Чувства тех, кто хорошо знал его, по отношению к нему были сложны. Его очень любили (его невозможно было не любить), но любовь эта была трудной, дорого достающейся, постоянно борющейся в себе с испытаниями, которым он сам подвергал ее. Я знаю людей, однажды обиженных им и до сих пор не способных забыть обиду. Для меня ясно, что обида эта прямо пропорциональна их глубокой любви к Мейерхольду. Я знаю людей, уходивших от него, клявших его и снова по его первому зову возвращавшихся к нему. Об этом хорошо рассказал в своих воспоминаниях о Мейерхольде И. В.Ильинский.

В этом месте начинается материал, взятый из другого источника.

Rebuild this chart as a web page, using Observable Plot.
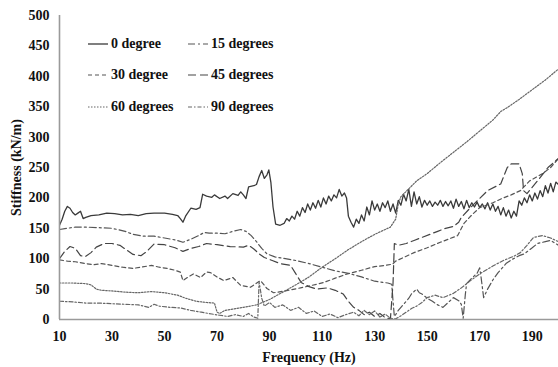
<!DOCTYPE html>
<html>
<head>
<meta charset="utf-8">
<script src="https://cdn.jsdelivr.net/npm/d3@7"></script>
<script src="https://cdn.jsdelivr.net/npm/@observablehq/plot@0.6"></script>
<style>
  html, body { margin: 0; padding: 0; background: #fff; }
  #wrap { position: relative; width: 558px; height: 367px; font-family: "Liberation Serif", "Times New Roman", serif; }
  #legend { position: absolute; left: 0; top: 0; font-weight: bold; font-size: 14px; color: #111; }
  .item { position: absolute; display: flex; align-items: center; white-space: nowrap; }
  .item svg { margin-right: 3px; }
</style>
</head>
<body>
<div id="wrap"><div id="legend"></div></div>
<script>
// Frequency (Hz), stiffness (kN/m) pairs
const deg0 = [[10,155],[11,165],[12,178],[13,186],[14,183],[15,176],[16,172],[17,175],[18,178],[19,166],[20,168],[22,171],[25,172],[28,175],[31,174],[34,172],[37,173],[40,171],[43,174],[46,175],[50,175],[53,173],[55,171],[56,166],[57,160],[58,170],[60,183],[62,181],[63.5,184],[64.5,206],[66,203],[68,201],[69,205],[71,199],[73,203],[74,199],[76,207],[78,204],[79,210],[80,205],[81,199],[82,218],[84,220],[85,222],[86,235],[87,245],[88,232],[89,238],[89.7,246],[90.5,225],[91.3,185],[92.3,157],[94,155],[95.5,158],[96.5,166],[97.5,162],[98.5,170],[99.5,165],[100.5,178],[101.5,170],[102.5,184],[103.5,176],[104.5,190],[105.5,180],[106.5,192],[107.5,183],[108.5,196],[109.5,185],[110.5,200],[111.5,190],[112.5,203],[113.5,195],[114.5,205],[115.5,200],[116.5,214],[117.5,203],[118.5,208],[119.3,200],[120,170],[121,160],[122,152],[123,165],[124,158],[125,172],[126,162],[127,185],[128,172],[129,195],[130,180],[131,190],[132,178],[133,192],[134,184],[135,195],[136,178],[137,190],[138,175],[139,196],[140,188],[141,206],[142,195],[143,214],[144,186],[145,210],[146,190],[147,202],[148,185],[149,196],[150,188],[151,195],[152,186],[153,193],[154,188],[155,196],[156,186],[157,194],[158,187],[159,195],[160,183],[161,198],[162,186],[163,194],[164,182],[165,196],[166,184],[167,192],[168,185],[169,193],[170,184],[171,190],[172,182],[173,192],[174,180],[175,190],[176,178],[177,186],[178,172],[179,184],[180,170],[181,180],[182,167],[183,178],[184,170],[185,195],[186,188],[187,200],[188,192],[189,205],[190,195],[191,208],[192,198],[193,212],[194,202],[195,220],[196,208],[197,224],[198,210],[199,226],[200,222]];

const deg15 = [[10,148],[13,150],[16,152],[20,152],[25,151],[30,150],[35,145],[38,140],[42,137],[46,137],[50,134],[54,131],[57,127],[60,132],[63,138],[65,143],[67,142],[70,142],[73,141],[76,145],[79,148],[81,145],[83,138],[85,128],[87,117],[89,108],[92,103],[96,100],[100,97],[105,92],[110,86],[115,80],[120,76],[125,70],[130,63],[135,60],[136.5,58],[137,30],[137.5,5],[138,8],[139,15],[140,20],[141,25],[142,30],[143,35],[144,42],[145,46],[146,50],[147,44],[148,42],[150,35],[152,30],[154,24],[156,20],[158,28],[160,36],[162,31],[163,25],[163.7,2],[164.5,40],[165,59],[167,68],[169,76],[170,85],[170.5,70],[171.5,36],[173,50],[175,65],[177,77],[180,92],[182,98],[185,105],[187,108],[190,118],[192,125],[195,128],[197,130],[200,122]];

const deg30 = [[10,98],[13,96],[16,95],[20,92],[23,90],[26,92],[30,89],[34,86],[38,84],[41,86],[45,89],[48,86],[51,84],[54,81],[56,78],[57,64],[59,70],[61,75],[63.7,69],[66,78],[67.5,77],[70,70],[72.5,64],[76,69],[79,56],[82.7,53],[86.5,64],[89,51],[91.5,44],[96,47],[101.8,52],[106,56],[110.7,61],[115,68],[119.6,75],[125,81],[130,87],[134,89],[136.8,91],[138,96],[141,102],[145,110],[150,118],[155,127],[158,132],[161.6,138],[164,158],[167,172],[170,184],[175,192],[179,200],[182,205],[185.5,212],[189,228],[194,240],[197,250],[200,265]];

const deg45 = [[10,100],[12,112],[14,120],[16,117],[18,105],[20,104],[22,110],[24,119],[27,125],[30,125],[33,122],[36,113],[38,107],[41,105],[43,111],[46,124],[50,123],[54,118],[57,112],[60,117],[63,120],[66,125],[70,123],[75,120],[80,119],[82,122],[84,116],[86,108],[88,102],[91,97],[94,92],[98,89],[100,75],[102,61],[105,54],[108,50],[112,52],[115,48],[118,42],[120,30],[122,20],[124,15],[126,8],[128,12],[130,5],[132,10],[134,3],[136,1],[137,60],[137.5,125],[139,122],[142,125],[145,130],[148,135],[151,140],[154,145],[157,150],[160,153],[162,160],[163,168],[166.5,184],[169,195],[173,212],[178,223],[180.5,250],[182,256],[185,256],[186.2,240],[186.7,212],[188,207],[192,228],[196,250],[200,265]];

const deg60 = [[10,60],[15,60],[20,59],[22,57],[24,50],[26,48],[30,47],[35,45],[40,44],[45,46],[50,44],[55,40],[58,35],[62,30],[66,28],[69,27],[70,12],[71,10],[73,15],[76,17],[80,20],[85,24],[90,33],[95,45],[100,57],[105,70],[110,86],[115,100],[120,115],[125,128],[130,140],[134,148],[136,152],[138,165],[139,190],[140,202],[143,215],[146,228],[150,240],[155,258],[160,275],[165,292],[170,310],[175,328],[178,342],[181,350],[185,362],[190,378],[195,394],[200,412]];

const deg90 = [[10,30],[15,29],[20,27],[25,27],[30,26],[35,25],[40,24],[44,20],[46,25],[48,22],[52,20],[56,19],[60,15],[64,12],[68,9],[71,7],[74,5],[77,8],[80,5],[82,10],[84,4],[85.5,2],[86,62],[87,35],[88,22],[90,28],[92,20],[95,24],[98,15],[101,20],[104,10],[107,14],[110,5],[113,9],[116,3],[119,8],[122,12],[124,6],[126,15],[128,8],[130,14],[132,4],[134,9],[136,2],[138,1],[140,6],[142,12],[144,18],[146,22],[148,28],[150,36],[153,40],[156,36],[160,43],[163,52],[166.5,64],[170,75],[175,88],[179,97],[183,104],[185.5,110],[188,122],[190.5,135],[194,138],[197,134],[200,128]];

const seriesNames = ["0 degree", "15 degrees", "30 degree", "45 degrees", "60 degrees", "90 degrees"];
const seriesData = [deg0, deg15, deg30, deg45, deg60, deg90];
const xTicks = [10, 30, 50, 70, 90, 110, 130, 150, 170, 190];
const yTicks = [0, 50, 100, 150, 200, 250, 300, 350, 400, 450, 500];

const styles = {
  "0 degree":   {stroke: "#3a3a3a", dash: null,        width: 1.3},
  "15 degrees": {stroke: "#555",    dash: "7,3,2,3",   width: 1.2},
  "30 degree":  {stroke: "#555",    dash: "4,3",       width: 1.2},
  "45 degrees": {stroke: "#444",    dash: "8,4",       width: 1.2},
  "60 degrees": {stroke: "#666",    dash: "1.5,1.5",   width: 1.2},
  "90 degrees": {stroke: "#666",    dash: "4,2,1.5,2", width: 1.2}
};

const table = seriesNames.flatMap((name, i) => seriesData[i].map(([f, v]) => ({name, f, v})));

const lineMarks = seriesNames.map(name => Plot.line(table.filter(d => d.name === name), {
  x: "f", y: "v",
  stroke: styles[name].stroke,
  strokeWidth: styles[name].width,
  strokeDasharray: styles[name].dash,
  clip: true
}));

const chart = Plot.plot({
  width: 558,
  height: 367,
  marginLeft: 59,
  marginRight: 0,
  marginTop: 15,
  marginBottom: 48,
  style: {fontFamily: "'Liberation Serif', 'Times New Roman', serif", fontSize: "13px", fontWeight: "bold", color: "#111", background: "#fff"},
  x: {domain: [10, 200], ticks: xTicks, tickSize: 0, tickPadding: 12, label: null},
  y: {domain: [0, 500], ticks: yTicks, tickSize: 0, tickPadding: 10, label: null},
  marks: [
    ...lineMarks,
    Plot.ruleY([0], {stroke: "#9a9a9a", strokeWidth: 1.6}),
    Plot.ruleX([10], {stroke: "#9a9a9a", strokeWidth: 1.6}),
    Plot.axisX({ticks: xTicks, tickSize: 0, tickPadding: 12, label: "Frequency (Hz)", labelAnchor: "center", labelArrow: "none", labelOffset: 42, fontSize: 13}),
    Plot.axisY({ticks: yTicks, tickSize: 0, tickPadding: 10, label: "Stiffness (kN/m)", labelAnchor: "center", labelArrow: "none", labelOffset: 48, fontSize: 13})
  ]
});
// enlarge axis titles slightly
chart.querySelectorAll("[aria-label$='axis label'] text, [aria-label$='label'] text").forEach(t => t.setAttribute("font-size", "14"));
document.getElementById("wrap").prepend(chart);
chart.style.position = "absolute";
chart.style.left = "0";
chart.style.top = "0";

// legend
const legend = document.getElementById("legend");
const legendPos = [[88, 44], [188, 44], [88, 75], [188, 75], [88, 107], [188, 107]];
seriesNames.forEach((name, i) => {
  const s = styles[name];
  const div = document.createElement("div");
  div.className = "item";
  div.style.left = legendPos[i][0] + "px";
  div.style.top = (legendPos[i][1] - 9) + "px";
  div.innerHTML = `<svg width="20" height="18"><line x1="0" x2="20" y1="9" y2="9" stroke="${s.stroke}" stroke-width="${s.width}" ${s.dash ? `stroke-dasharray="${s.dash}"` : ""}/></svg><span>${name}</span>`;
  legend.appendChild(div);
});
</script>
</body>
</html>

Другой замечательный актер, подлинный ученик Мейерхольда, Э. П.Гарин, недавно в письме, отвечая мне на вопрос об обстоятельствах его первого ухода из ГосТИМа, писал:
«Что же касается моего ухода в период «Командарма»», то это объясняется глупостью (моею), заносчивостью и отсутствием выдержки…» И, говоря об уходах некоторых других учеников Мейерхольда, Гарин добавляет: «Господи! Какие все мы были наивные идиоты. Если кто — нибудь подсмотрел бы в зеркало будущее!!!»
Рядом с гением часто бывает трудно. Еще труднее бывает понять это вовремя. Когда видишь человека изо дня в день, не всегда удается сохранить к нему верный масштаб отношения. И в Художественном театре тоже существовала целая фольклорная литература — анекдотические рассказы о Станиславском, иногда очень злые. Создавалась она, еще когда он был жив, и переходила из уст в уста среди людей, искренне его уважавших и любивших. Может быть, это является наибольшим доказательством огромной человечности самого Станиславского. Также было и с Мейерхольдом.